Jim has weekly fishing columns that appear in the Bergen Record, NJ's second largest newspaper and the Coast Star and Ocean Star newspapers of Monmouth and Ocean Counties. Nationally, Jim is a contributing editor for Fly Fishing in Saltwaters magazine and also writes for Fly Fisherman magazine, Saltwater Sportsman, Eastern Fly Fishing, Big Game Journal, and StriperSurf.com. Regionally he writes for On the Water magazine where he has is own monthly column, The Fisherman magazine and the NJ Federation of Sportsman Clubs newspaper.

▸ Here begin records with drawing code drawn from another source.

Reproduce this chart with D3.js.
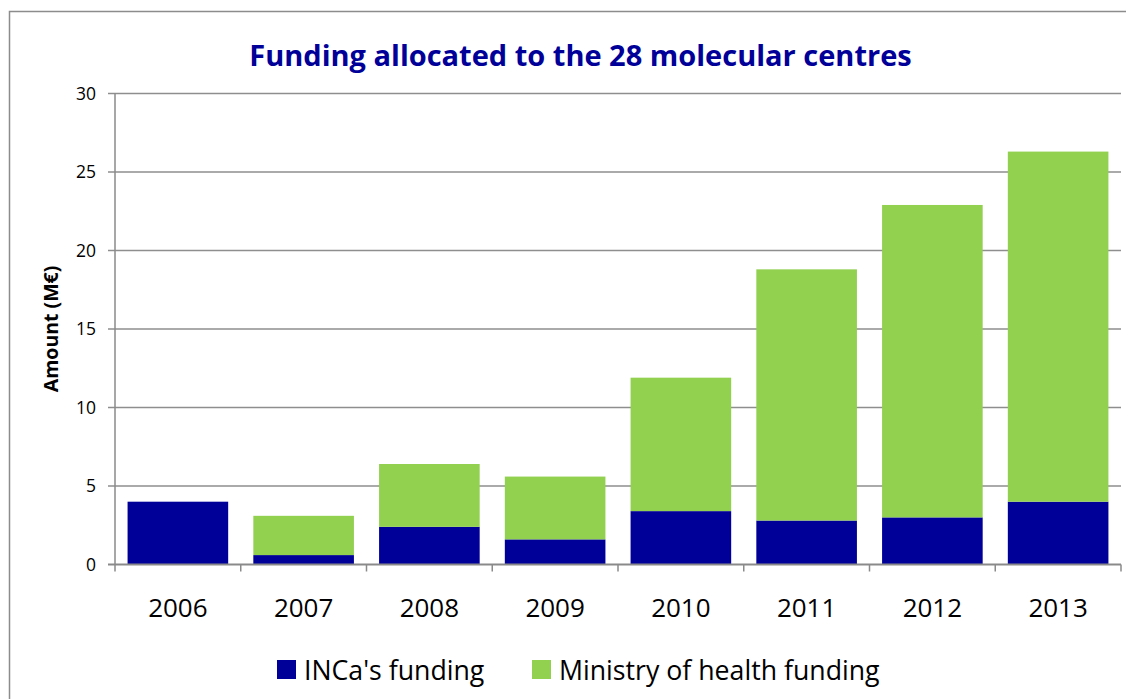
<!DOCTYPE html>
<html>
<head>
<meta charset="utf-8">
<script src="https://cdn.jsdelivr.net/npm/d3@7"></script>
<style>
body{margin:0;background:#fff;}
text{font-family:"Open Sans",sans-serif;}
</style>
</head>
<body>
<div id="root"></div>
<script>
// data (M€)
var years=['2006','2007','2008','2009','2010','2011','2012','2013'];
var incaFunding=[4.0,0.6,2.4,1.6,3.4,2.8,3.0,4.0];
var ministryFunding=[0,2.5,4.0,4.0,8.5,16.0,19.9,22.3];
var yTicks=[0,5,10,15,20,25,30];
var seriesNames=["INCa's funding","Ministry of health funding"];
var seriesColors=['#000099','#92D050'];

var width=1126, height=699;
var margin={t:93.5, r:5, b:134.5, l:115};

var svg=d3.select('#root').append('svg')
    .attr('width',width)
    .attr('height',height);

// outer frame (only top and left visible)
svg.append('path')
    .attr('d','M9.5,'+height+'V11.5H'+width)
    .attr('fill','none')
    .attr('stroke','#8c8c8c')
    .attr('stroke-width',1.5);

var rows=years.map(function(y,i){return {year:y,inca:incaFunding[i],ministry:ministryFunding[i]}});

var xScale=d3.scaleBand()
    .domain(years)
    .range([margin.l,width-margin.r])
    .paddingInner(0.2)
    .paddingOuter(0.1);

var yScale=d3.scaleLinear()
    .domain([0,30])
    .range([height-margin.b,margin.t]);

//gridlines
svg.append('g').selectAll('line')
    .data(yTicks.filter(function(d){return d>0}))
    .enter().append('line')
    .attr('x1',margin.l-7)
    .attr('x2',width-margin.r)
    .attr('y1',function(d){return yScale(d)})
    .attr('y2',function(d){return yScale(d)})
    .attr('stroke','#8e8e8e')
    .attr('stroke-width',1.5);

//y labels
svg.append('g').selectAll('text')
    .data(yTicks).enter().append('text')
    .attr('x',margin.l-19)
    .attr('y',function(d){return yScale(d)})
    .attr('dy','0.35em')
    .attr('text-anchor','end')
    .attr('font-size',17.5)
    .attr('fill','#000')
    .text(function(d){return d});

//stacked bars
var stack=d3.stack().keys(['inca','ministry']);
var stackData=stack(rows);

svg.append('g').selectAll('g')
    .data(stackData).enter().append('g')
    .attr('fill',function(d,i){return seriesColors[i]})
    .selectAll('rect').data(function(d){return d}).enter()
    .append('rect')
    .attr('x',function(d){return xScale(d.data.year)})
    .attr('y',function(d){return yScale(d[1])})
    .attr('width',xScale.bandwidth())
    .attr('height',function(d){return yScale(d[0])-yScale(d[1])});

//axes lines
var y0=yScale(0);
svg.append('line')
    .attr('x1',margin.l).attr('x2',margin.l)
    .attr('y1',margin.t).attr('y2',y0)
    .attr('stroke','#8a8a8a').attr('stroke-width',1.5);
svg.append('line')
    .attr('x1',margin.l-7).attr('x2',width-margin.r)
    .attr('y1',y0).attr('y2',y0)
    .attr('stroke','#8a8a8a').attr('stroke-width',2);

// x ticks at category boundaries
var step=xScale.step();
var bounds=d3.range(years.length+1).map(function(i){return margin.l+i*step});
svg.append('g').selectAll('line')
    .data(bounds).enter().append('line')
    .attr('x1',function(d){return d}).attr('x2',function(d){return d})
    .attr('y1',y0).attr('y2',y0+7)
    .attr('stroke','#8a8a8a').attr('stroke-width',1.5);

svg.append('g').selectAll('text')
    .data(years).enter().append('text')
    .attr('x',function(d){return xScale(d)+xScale.bandwidth()/2})
    .attr('y',617)
    .attr('text-anchor','middle')
    .attr('font-size',26)
    .attr('fill','#000')
    .text(function(d){return d});

//title
svg.append('text')
    .attr('x',580.5)
    .attr('y',66)
    .attr('text-anchor','middle')
    .attr('font-size',29)
    .attr('font-weight','bold')
    .attr('fill','#000099')
    .text('Funding allocated to the 28 molecular centres');

//y axis title
svg.append('text')
    .attr('transform','translate(51,'+((margin.t+y0)/2)+') rotate(-90)')
    .attr('text-anchor','middle')
    .attr('dy','0.35em')
    .attr('font-size',19.5)
    .attr('font-weight','bold')
    .attr('fill','#000')
    .text('Amount (M€)');

//legend
var legendX=[277,532];
var legend=svg.append('g').selectAll('g')
    .data(seriesNames).enter().append('g')
    .attr('transform',function(d,i){return 'translate('+legendX[i]+',660)'});
legend.append('rect')
    .attr('width',19).attr('height',19)
    .attr('fill',function(d,i){return seriesColors[i]});
legend.append('text')
    .attr('x',27)
    .attr('y',19.5)
    .attr('font-size',26.7)
    .attr('fill','#000')
    .text(function(d){return d});
</script>
</body>
</html>
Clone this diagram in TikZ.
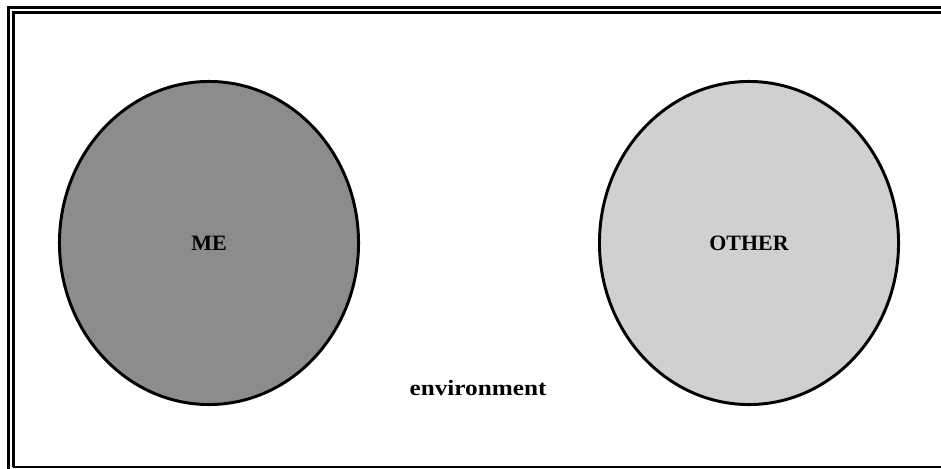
\documentclass[tikz,border=0pt]{standalone}
\usepackage{fontspec}
\setmainfont{Liberation Serif}
\usepackage{tikz}
\usetikzlibrary{shapes.geometric}
\definecolor{mydark}{RGB}{0,0,0}
\definecolor{megray}{RGB}{140,140,140}
\definecolor{othergray}{RGB}{208,208,208}
\tikzset{
  selfarea/.style={ellipse, draw=mydark, line width=2.1pt,
    minimum width=7.475cm, minimum height=8.075cm, inner sep=0pt,
    font=\fontsize{15.6}{18}\selectfont\bfseries},
  frameline/.style={draw=mydark, line width=2.1pt},
  envlabel/.style={font=\fontsize{15.6}{18}\selectfont\bfseries,
    xscale=1.15, transform shape, inner sep=0pt}
}
\begin{document}
\begin{tikzpicture}[x=0.025cm, y=-0.025cm]
  \useasboundingbox (0,0) rectangle (941,468);
  \fill[white] (0,0) rectangle (941,468);

  % Double frame (cut at the right and bottom)
  \draw[frameline] (8.5,470) -- (8.5,7.5) -- (945,7.5);
  \draw[frameline] (13.5,467) -- (13.5,12.5) -- (945,12.5);
  \draw[draw=mydark, line width=1.4pt] (12.5,467) -- (945,467);

  % The two areas
  \node[selfarea, fill=megray] (me) at (209,243) {ME};
  \node[selfarea, fill=othergray] (other) at (749,243) {OTHER};

  % Surrounding
  \node[envlabel] (env) at (478,388) {environment};
\end{tikzpicture}
\end{document}
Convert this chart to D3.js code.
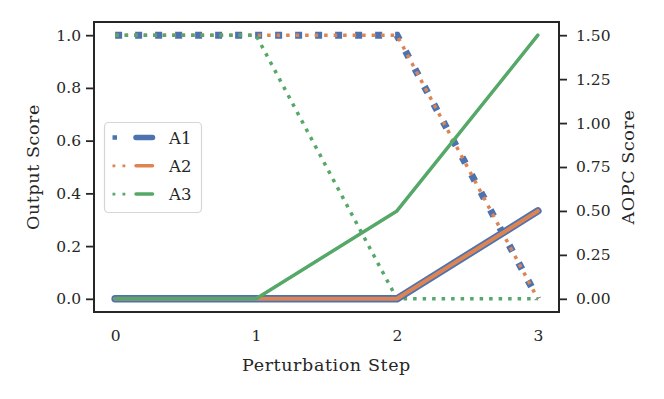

As a seminar speaker Jim is featured as one of the celebrities on the Saltwater Sportsman National Seminar Series, as one of the “Stars of the Show” at the Fly Fishing Show in Somerset, NJ, the Northeast’s largest fly fishing show and is on the National Pro Seminar slate at the Toyota Saltwater Expo also in Somerset. He is also regularly featured each year at many of the local fishing clubs in the surrounding area including the State’s two largest clubs the Hudson River Fishermen’s Association and the Saltwater Anglers of Bergen County. Capt Jim has also been a guest speaker at all the Trout Unlimited Clubs in New Jersey and Pennsylvania. Jim has also been a special guest speaker at the Bloomberg Network in New York City.
He is a member of the National Factory Pro Team for St. Croix Rods and pro staff for Fins Fishing Line, AVET Reels, Spro, Gamakatsu, Hogy, Korkers, Costa Del Mar, Columbia Sportswear and Aquaskinz.